With our data stored in an SQLite database, we can easily visualize or interact with it using Datasette, which is another tool I recently fell in love with.

Datasette is super easy to use. It allows you to easily publish data and share it with the world. If your site usage is low, you can even run it for free on Vercel.

To start, create a Vercel API token under Account Settings.

Then, we simply have to append the following step at the very end of our previous scrape.yml workflow:

# ... (omitted for brevity)
            - name: Install datasette
              run: |
                  pipx install datasette

            - name: Deploy to vercel
              env:
                  VERCEL_TOKEN: ${{ secrets.VERCEL_TOKEN }} # Vercel token for authentication
              run: |-
                  datasette install datasette-publish-vercel
                  datasette publish vercel data/fires.db  --project=cafireshistorydb --install=datasette-hashed-urls --install=datasette-cluster-map --token="$VERCEL_TOKEN" --metadata data/metadata.json --setting allow_download off  --setting allow_csv_stream off --extra-options "-i"

Remember to create another new repository secret name VERCEL_TOKEN

Datasette also has a bunch of plugins that you can use right out of the box!
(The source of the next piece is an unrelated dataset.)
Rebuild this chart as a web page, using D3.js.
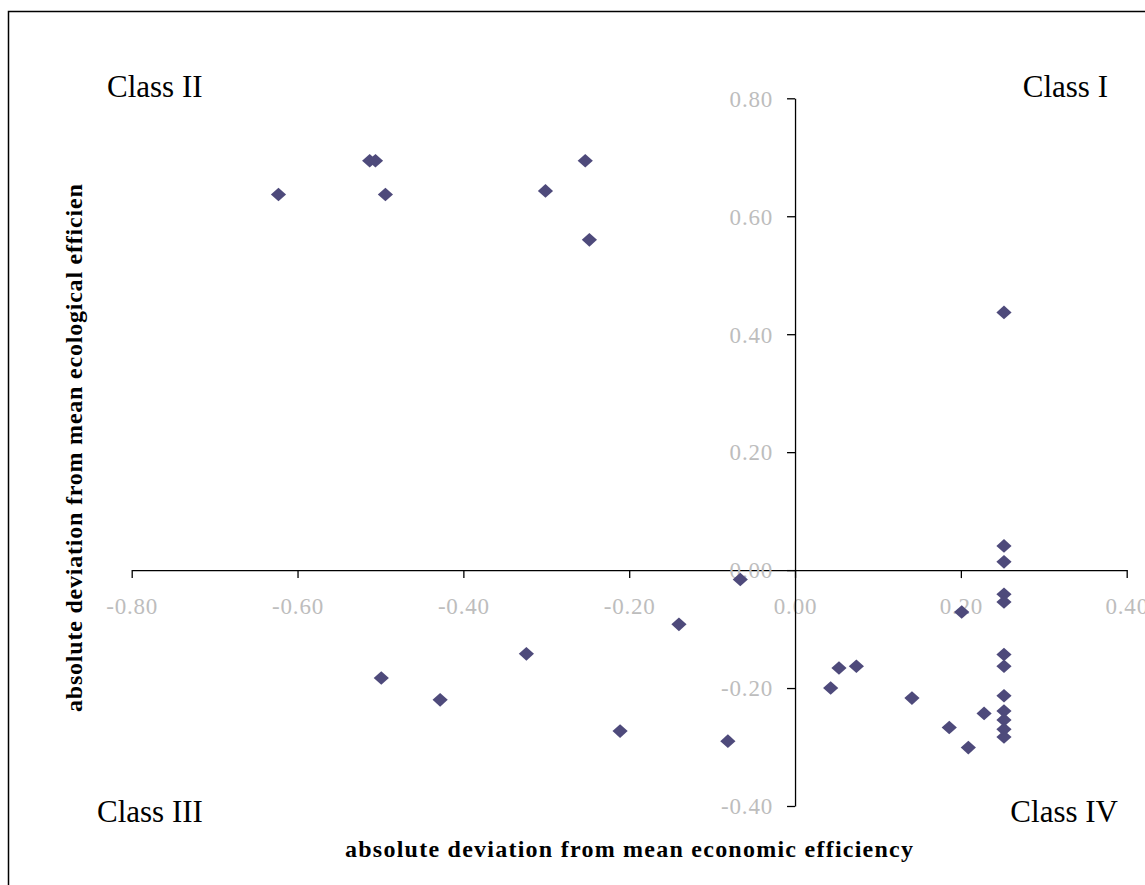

Here, I use the datasette-cluster-map plugin to visualize fire incidents on a map! It’s pretty cool!

You can find the complete version of our scrape.yml file here on GitHub.

Closing Thoughts

That's it! Unlike Git scraping, GHActions scraping doesn't create a new Git commit for each new piece of data. Instead, we store the data in an SQLite database (within GitHub Artifacts), download it in the next run, add/update rows as needed, and then re-upload it for future runs.

Is this approach scalable? Probably not. But after keeping it running for a few weeks, I really think it requires very little to zero effort to maintain! It really depends on the scale that you're running. If your data is in the range of gigabytes or petabytes, you might want to stick with other solutions.

With that said, I had a lot of fun experimenting and building this. Cheers!